By the time the all-clear sounded, the firestorm had reduced much of Coventry to a smouldering ruin,  and its 14th century cathedral was a blackened shell.

More than 500 citizens were dead, hundreds more injured and thousands more homeless.

The raid was so destructive that Hitler’s propaganda chief Joseph Goebbels coined a new verb – coventrieren – which meant to raze a city.

But after overcoming the initial horror, the people of Coventry  got the factories running again and kept up their contribution to the war effort.

Data gathered by leading family history website Findmypast.co.uk, plus oral history interviews by  the Imperial War Museum reveal  the terror of the raid  and the defiant spirit of the survivors.
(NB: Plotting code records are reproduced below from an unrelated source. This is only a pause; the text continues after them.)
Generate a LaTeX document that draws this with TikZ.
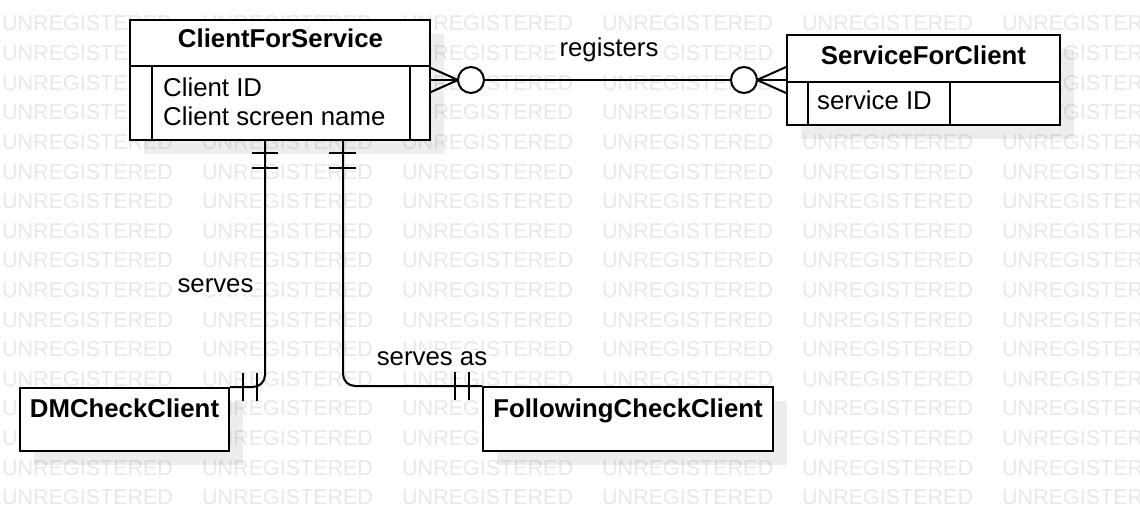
\documentclass[tikz,border=0pt]{standalone}
\usepackage{fontspec}
\setmainfont{Liberation Sans}
\usetikzlibrary{shadows}
\begin{document}
\begin{tikzpicture}[x=1pt,y=-1pt,
  ent/.style={draw=black, line width=2pt, fill=white, inner sep=0pt,
    drop shadow={shadow xshift=14pt, shadow yshift=-14pt, fill=black, opacity=0.07}},
  divline/.style={line width=2pt},
  colline/.style={line width=1.6pt},
  conn/.style={line width=2pt, line cap=butt},
  circ/.style={circle, draw=black, line width=2pt, fill=white, minimum size=26pt, inner sep=0pt},
  txtl/.style={font=\fontsize{25.8pt}{31pt}\selectfont, inner sep=0pt, anchor=base west},
  hdr/.style={font=\fontsize{25.8pt}{31pt}\selectfont\bfseries, inner sep=0pt, anchor=base},
  lbl/.style={font=\fontsize{25.8pt}{31pt}\selectfont, inner sep=1.5pt, fill=white, anchor=base},
  wm/.style={font=\fontsize{21.5pt}{26pt}\selectfont, text=black!9, inner sep=0pt, anchor=base west}
]
\useasboundingbox (0,0) rectangle (1140,532);
\clip (0,0) rectangle (1140,532);
\fill[white] (0,0) rectangle (1140,532);

% watermark
\foreach \k in {0,...,16}{
  \foreach \j in {0,...,5}{
    \node[wm] (wm-\k-\j) at ({2+200*\j},{31+29.6*\k}) {UNREGISTERED};
  }
}

% entities
\node[ent, minimum width=300pt, minimum height=120pt] (cfs) at (280,80) {};
\node[ent, minimum width=273pt, minimum height=90pt] (sfc) at (923.5,80) {};
\node[ent, minimum width=209pt, minimum height=63pt] (dm) at (124.5,419.5) {};
\node[ent, minimum width=290pt, minimum height=64pt] (fcc) at (628,419) {};

% internals of ClientForService
\draw[divline] (cfs.west |- 0,66) -- (cfs.east |- 0,66);
\draw[colline] (152,66) -- (152,140);
\draw[colline] (410,66) -- (410,140);
% internals of ServiceForClient
\draw[divline] (sfc.west |- 0,82) -- (sfc.east |- 0,82);
\draw[colline] (808,82) -- (808,125);
\draw[colline] (950,82) -- (950,125);

% texts
\node[hdr] (t-cfs) at (280.5,48) {ClientForService};
\node[txtl] (a1) at (163,97) {Client ID};
\node[txtl] (a2) at (163,125) {Client screen name};
\node[hdr] (t-sfc) at (923.5,65) {ServiceForClient};
\node[txtl] (a3) at (817,110) {service ID};
\node[hdr] (t-dm) at (124.5,417) {DMCheckClient};
\node[hdr] (t-fcc) at (628,417) {FollowingCheckClient};

% registers connector (zero-or-many on both ends)
\draw[conn] (cfs.east) -- (sfc.west);
\draw[conn] ([yshift=12pt]cfs.east) -- ([xshift=27pt]cfs.east) -- ([yshift=-12pt]cfs.east);
\node[circ] (o1) at ([xshift=40pt]cfs.east) {};
\draw[conn] ([yshift=13pt]sfc.west) -- ([xshift=-29pt]sfc.west) -- ([yshift=-13pt]sfc.west);
\node[circ] (o2) at ([xshift=-42pt]sfc.west) {};

% serves connector (one-and-only-one both ends)
\draw[conn, rounded corners=12pt] ([xshift=-15pt]cfs.south) |- (dm.north east);
\draw[conn] ([xshift=-28pt,yshift=-12pt]cfs.south) -- ([xshift=-2pt,yshift=-12pt]cfs.south);
\draw[conn] ([xshift=-28pt,yshift=-27pt]cfs.south) -- ([xshift=-2pt,yshift=-27pt]cfs.south);
\draw[conn] ([xshift=13pt,yshift=14pt]dm.north east) -- ([xshift=13pt,yshift=-14pt]dm.north east);
\draw[conn] ([xshift=27pt,yshift=14pt]dm.north east) -- ([xshift=27pt,yshift=-14pt]dm.north east);

% serves as connector
\draw[conn, rounded corners=12pt] ([xshift=63pt]cfs.south) |- (fcc.north west);
\draw[conn] ([xshift=49pt,yshift=-12pt]cfs.south) -- ([xshift=76pt,yshift=-12pt]cfs.south);
\draw[conn] ([xshift=49pt,yshift=-27pt]cfs.south) -- ([xshift=76pt,yshift=-27pt]cfs.south);
\draw[conn] ([xshift=-27pt,yshift=14pt]fcc.north west) -- ([xshift=-27pt,yshift=-14pt]fcc.north west);
\draw[conn] ([xshift=-13pt,yshift=14pt]fcc.north west) -- ([xshift=-13pt,yshift=-14pt]fcc.north west);

% labels
\node[lbl] (l-reg) at (609,57) {registers};
\node[lbl] (l-serves) at (215.5,292) {serves};
\node[lbl] (l-servesas) at (432,365) {serves as};
\end{tikzpicture}
\end{document}
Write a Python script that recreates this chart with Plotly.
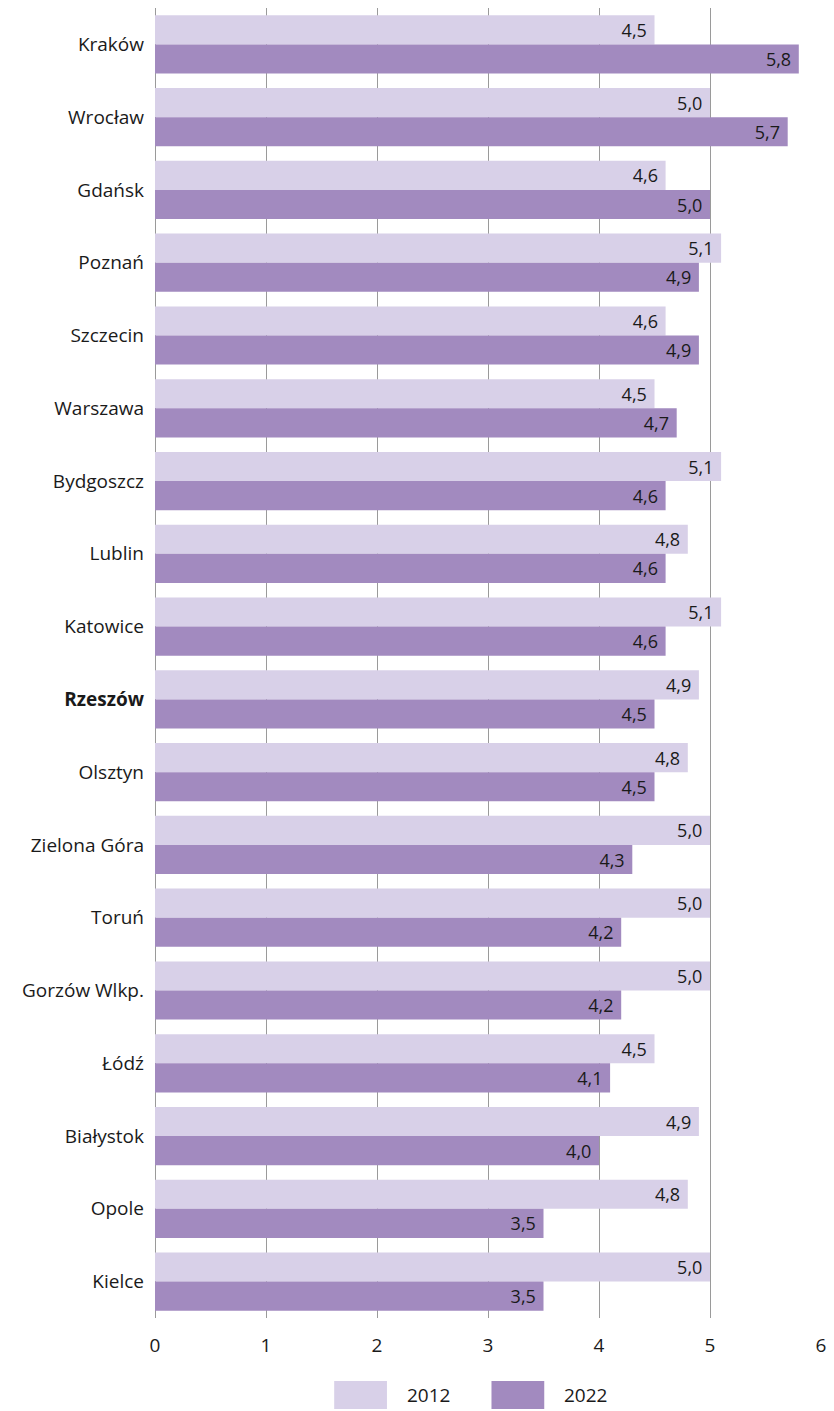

Among them was factory worker John Coles, then just 16-years-old. He had more reason to remember the raid than most: he had just started work at an anti-aircraft gun factory that week.

He told the IWM in 2006 how the raid, which began about 7.10pm,  was so intense that his colleagues thought they were doomed.

He said: “When the raid began we went into the cellar, which was the canteen, underneath the factory.

“It was quite frightening. Most of the men were playing Brag while the air raid was going on, nothing under £5. They did not think they were going to get out.

“We were hit by seven unexploded bombs, one wall of the factory was blown out, the barrel shop was hit several times and the factory next door was completely demolished. We took several hits.” 

In 2000 Beryl Leadley told the IWM how as a 13-year-old schoolgirl she found the raid a thrilling mix of fear and excitement.

When the siren sounded she and her family raced to their Anderson shelter in the back garden and waited for the bombs.

She said: “It was frightening and very noisy. We used to count  the bombs coming down. You knew there’d be four or five, so you would hear the whistle of one coming down, then an explosion, and another and another, and when the fourth had gone you thought: ‘We’re alright’. And then another lot would start. 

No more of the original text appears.